The empirical philosophy, which reduces knowledge to sensations and morality to laws imposed by prudence, and man himself to the same plane of life occupied by the lower animals, invades the domain of æsthetics, and makes of beauty a mere matter of individual feeling, local convention, and arbitrary fashion. This philosophy of the dirt denies to mind any inherent, creative activity, in the region of knowledge, morals, or art. Now, it is doubtless true, that food and power and beauty of color and tone are addressed to the lower animals; sufficiently, at least, for them to get the means of subsistence, and some low sort of pleasure from them. They do this, however, not by reason, but by instinct. The bee is determined by its nature to build his cell in accordance with mathematical principles, and to store it with honey from the leaves and the flowers. The bee does this as naturally as water runs down-hill. There is no calculation in it, and the bee does not recognize itself in the process of this work.
The bird may be determined in the selection of its mate by brilliant plumage, or joyous song, but this it does just as a rock turned loose from the top of a house falls to the ground. The evidence of a combining, mental activity in man, to which things in the outside world are addressed, in a peculiar and distinct sense, is found in the fact that man not only receives the things that come to him, but sends them from him in the forms of his own thought.
The bee appropriates the honeydew that covers the surface of the leaves, stores it in his cell, and eats it in the winter; but who ever knew bees to plant out trees in order that there might be leaves from which to secure honeydew? Man finds the bananas that grow in the tropics, and the berries that grow in the temperate zones, and eats them; but he sees how bananas and berries grow, and so clears fields and hedges, to insure a more abundant crop.
The monkey hears the thunder and sees the lightning as well as the man, but man investigates the nature of lightning; he sees the principle underlying its weird movements, the things for which it has affinity. So he contrives various methods for utilizing it. The mind within him being the same in kind as the mind which sends the lightning, he sees how lightning is sent, and sends it. He not only sees thunder-storms, but how they are made. So the professor creates them in glass jars for the benefit of his class.
Nature presents herself to man under uniform methods of action. Everywhere is regularity and orderliness. He reproduces this order in political and social life. The laws without him kindle into expression the moral magazine of volition within him.

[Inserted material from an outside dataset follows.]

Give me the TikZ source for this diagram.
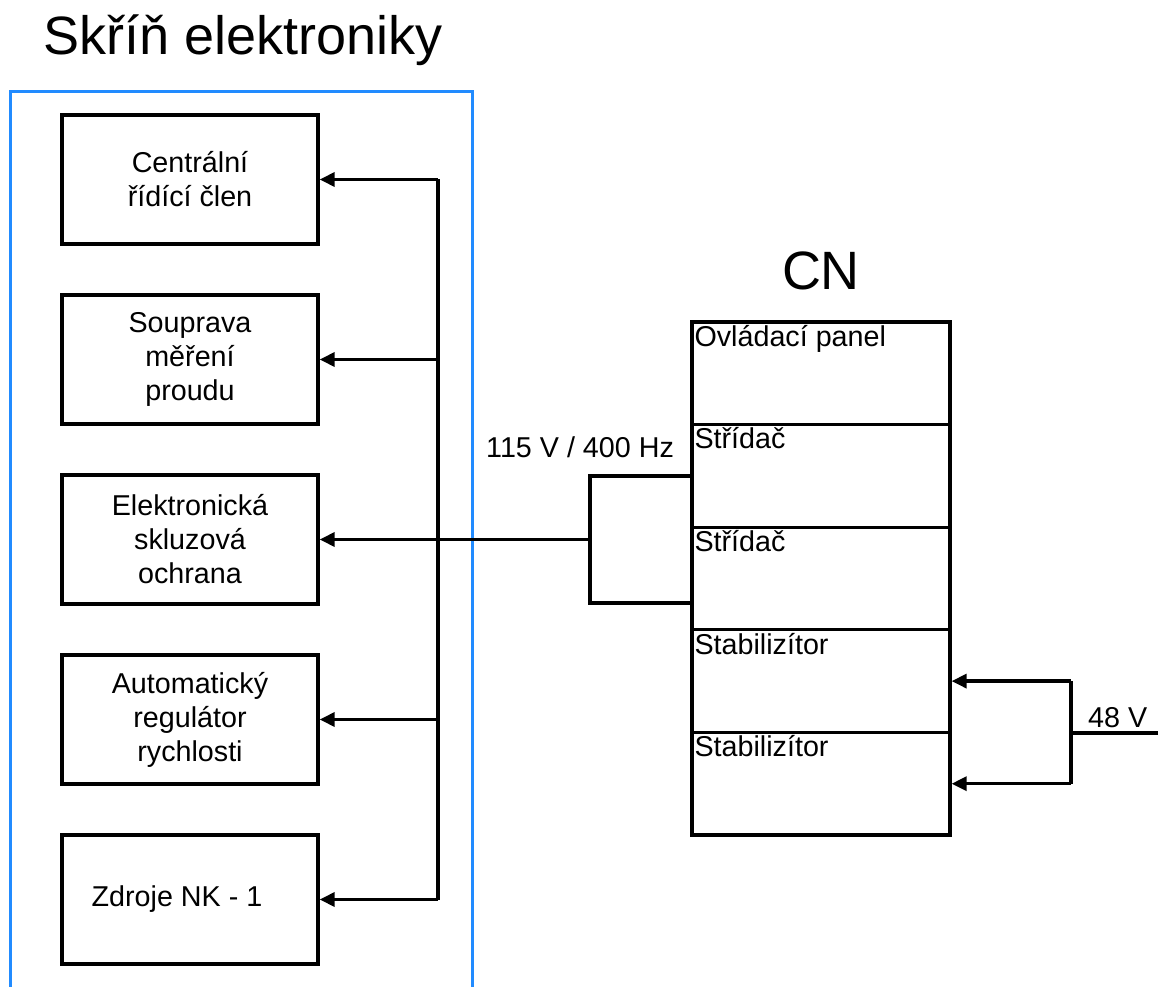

Nature presents herself to man as unity. This implies mind. Unity is impossible without mind. The mind underneath the unity, without him, speaks to the mind within him. Then by his own mind he recreates the universe in literature.
He hears the cawing of rooks, the cooing of doves, the purling of brooks, and the roar of tempests. These, with all other sounds in nature, are caught and combined in the marvelous creation of Mozart and Beethoven.
Much is said by the learned men who are ever seeking to minify man’s place in nature, about the reason and memory, and intelligence, and even conscience of the lower animals. It is almost enough to make one wish he were a dog or a horse when he reads how much sense and how much conscience dogs and horses have. Not much weight, however, will ever be given to these long treatises on the intelligence of the lower animals, until some bee shall give us a book on mathematics, or until some horse shall tell through one of our agricultural journals the best time to sow clover; or some dog shall give us the philosophy of the chase. We see the capacity of the human mind in Shakspere’s plays. So one picture painted by a cat, one poem written by a mule, one philosophical dissertation composed by an owl, or one cocoanut plantation planted by the monkeys, would establish beyond question that the high claims made for the mental capabilities of these humble members of the animal creation are justified.
Man grows wheat by the use of the mind within him, which sees how the mind without him has made the growth of wheat possible. Man utilizes power, by the use of the mind within him, which recognizes how power is produced and controlled by the mind without him. Man sees truth, because the mind within him is like the mind without him, which expresses itself in truth. Man sees law, because the mind within him is like the mind without him which ordained law. So man sees beauty, because the mind within him is like the mind without him, which expresses itself in beauty. Food, and truth, and law, and beauty, cannot be reproduced by man, except by the laws of mind acting in him as the laws of mind do without him.